Engagement and Participation in tutorial sessions, 15%

All ENG 202 students are required to participate in TA-led tutorials. You’re encouraged to speak up in our full-class meetings, too (and doing so can improve your grade here)! If, by the end of term, your tutorial classmates have a pretty good idea of how you approach class material, you’ll do well. Click here to read my full policy on Engagement and Participation.

Real-Time Comprehension Questions, asked at the end of each class session, 15%

Two quick short-answer questions, asked and answered in the final 2-3 minutes of each class meeting. Click here to read full instructions for Real-Time Comprehension Questions.

Actual Attendance at the minimum number of class sessions (including full-class sessions and TA-led tutorials), 10%

You earn ten points of your course grade just for showing up. You lose those points if you miss too many classes, regardless of the reason. See the main course page under “Class Meetings” to learn the exact numbers this term for how many class sessions you can miss without losing points..


Philological Essays 1 and 2: Prompt

First, choose a single word you find interesting:

For Essay 1, focus on any one word that appears in Cavendish’s Blazing World or in one of the early texts included in your assigned Robin Hood/Cloudsley readings.

For Essay 2, focus on any one word that appears in in Beowulf or Chaucer’s Canterbury Tales (limited, of course, only to the Tales assigned in our class).

Next, use logical argumentation to make a complex case that deepens, disagrees with, or destabilizes the editor/translator’s handling of the word:

Your argument may or may not involve a correction of the editor’s handling of a word — some of our translators are already making consciously creative choices, so there isn’t much at stake in correcting them! Corrective or not, your essay must use thorough research, close reading, and critical thinking to deepen, disagree with, or destabilize the current edition in a way that will enrich and deepen your reader’s understanding of the early text that contains it.

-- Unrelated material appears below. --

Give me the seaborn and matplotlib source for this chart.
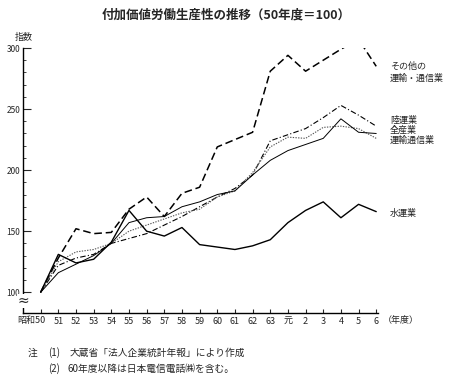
import matplotlib
matplotlib.use("Agg")
import matplotlib.pyplot as plt
import matplotlib.transforms as mtrans
import seaborn as sns
import pandas as pd
import numpy as np
from matplotlib.ticker import MultipleLocator

years = ["昭和50", "51", "52", "53", "54", "55", "56", "57", "58", "59",
         "60", "61", "62", "63", "元", "2", "3", "4", "5", "6"]
other = [100, 128, 152, 148, 149, 168, 178, 162, 181, 186,
         219, 225, 231, 281, 294, 281, 290, 299, 307, 285]
rikuun = [100, 122, 128, 131, 140, 144, 148, 155, 162, 170,
          178, 185, 196, 224, 229, 234, 243, 253, 245, 236]
zensangyo = [100, 125, 133, 135, 140, 150, 155, 160, 165, 168,
             178, 183, 198, 219, 227, 226, 235, 236, 234, 226]
unyu = [100, 116, 123, 130, 140, 157, 161, 162, 170, 174,
        180, 183, 196, 208, 216, 221, 226, 242, 231, 230]
suiun = [100, 131, 124, 127, 141, 167, 150, 146, 153, 139,
         137, 135, 138, 143, 157, 167, 174, 161, 172, 166]

sns.set_theme(style="white")
plt.rcParams['font.family'] = ['Noto Sans CJK JP', 'DejaVu Sans']

fig = plt.figure(figsize=(4.59, 3.91), dpi=100)
ax = fig.add_axes([23/459, 1 - 313/391, (378 - 23)/459, (313 - 48)/391])

x = np.arange(len(years))
series = [
    (other, dict(color="black", lw=1.1, linestyle=(0, (5, 2.5)))),
    (rikuun, dict(color="black", lw=0.8, linestyle=(0, (5, 2, 1, 2)))),
    (zensangyo, dict(color="#555555", lw=0.8, linestyle=(0, (1.2, 1.2)))),
    (unyu, dict(color="black", lw=0.7, linestyle="-")),
    (suiun, dict(color="black", lw=1.0, linestyle="-")),
]
for vals, kw in series:
    df = pd.DataFrame({"x": x, "y": vals})
    sns.lineplot(data=df, x="x", y="y", ax=ax, **kw)

ax.set_xlim(-1.0, 19.1)
ax.set_ylim(83, 300)
for s in ["top", "right"]:
    ax.spines[s].set_visible(False)
for s in ["left", "bottom"]:
    ax.spines[s].set_color("black")
    ax.spines[s].set_linewidth(1.0)

ax.set_xticks(x)
ax.set_xticklabels([""] + years[1:], fontsize=6.5)
trans = mtrans.blended_transform_factory(ax.transData, ax.transAxes)
ax.text(0.3, -0.012, years[0], transform=trans, ha='right', va='top', fontsize=6.5)

ax.set_yticks([100, 150, 200, 250, 300])
ax.set_yticklabels(["100", "150", "200", "250", "300"], fontsize=6)
ax.yaxis.set_minor_locator(MultipleLocator(10))
ax.tick_params(axis='y', which='major', direction='in', length=6, width=0.8, pad=2, left=True)
ax.tick_params(axis='y', which='minor', direction='in', length=2.5, width=0.6, left=True)
ax.tick_params(axis='x', which='major', direction='in', length=3, width=0.8, pad=3, bottom=True)
ax.set_xlabel("")
ax.set_ylabel("")
ax.grid(False)

# axis break mark
ax.text(-1.0, 93, "≈", fontsize=10, ha='center', va='center',
        bbox=dict(facecolor='white', edgecolor='none', pad=0.2), zorder=5,
        family=['DejaVu Sans'])

fig.text(226/459, 1 - 15/391, "付加価値労働生産性の推移（50年度＝100）",
         ha='center', va='center', fontsize=9, fontweight='bold')
fig.text(24/459, 1 - 37/391, "指数", ha='center', va='center', fontsize=6.5)
fig.text(383/459, 1 - 320/391, "（年度）", ha='left', va='center', fontsize=6.5)

lab = dict(ha='left', va='center', fontsize=6.5)
fig.text(390/459, 1 - 66/391, "その他の", **lab)
fig.text(390/459, 1 - 78/391, "運輸・通信業", **lab)
fig.text(390/459, 1 - 120/391, "陸運業", **lab)
fig.text(390/459, 1 - 130/391, "全産業", **lab)
fig.text(390/459, 1 - 140/391, "運輸通信業", **lab)
fig.text(390/459, 1 - 213/391, "水運業", **lab)

note = dict(ha='left', va='center', fontsize=7)
fig.text(28/459, 1 - 353/391, "注", **note)
fig.text(48/459, 1 - 353/391, "(1)", **note)
fig.text(70/459, 1 - 353/391, "大蔵省「法人企業統計年報」により作成", **note)
fig.text(48/459, 1 - 369/391, "(2)", **note)
fig.text(67/459, 1 - 369/391, "60年度以降は日本電信電話㈱を含む。", **note)

fig.savefig("out.png", dpi=100)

Develop a close analytical reading of your word, analyzing how it functions and carries forth meaning in the text, and determining how the modern edition or translation misses some crucial part of that meaning. Your reading should be ambitious, risky, complex, in-depth, and non-obvious enough that a roughly 1250-word scholarly argument is required to fully explain and defend it.  You may likely need to find and include research from any previously published studies (if there are any that are relevant to the particular usage you’re studying), as well as close readings from elsewhere in the text, as far as these are necessary for your argument.

Remember: literature’s artistry usually makes use of words’ ambiguity. Do not aim to settle or solve verbal ambiguity; aim to reveal its complexity.

As you develop your argument, start writing!:

By the deadline, you must compose a roughly 1350-1550 word essay (it does not have to hit any word limit exactly!) in which, through the close analytical study of a single word in one of our class texts, in relation to its presentation in a class edition, you execute a logically organized and rigorously focused thesis that enriches future readers’ understanding of some part of that text/edition.  Your job is to dig more deeply into your word of choice than anyone has before: a successful paper will genuinely show your TA something useful that they did not already see or know, in a way that will change (even in a minor way) how they read and teach the text in the future.  Cite secondary sources clearly, using signal phrases to show where your innovative reading is departing from what has already been said. Include in your bibliography any texts you consulted.

The deadlines for Essay 1 and Essay 2 are listed on our course schedule. Your TA will let you know how to submit your work electronically before that deadline.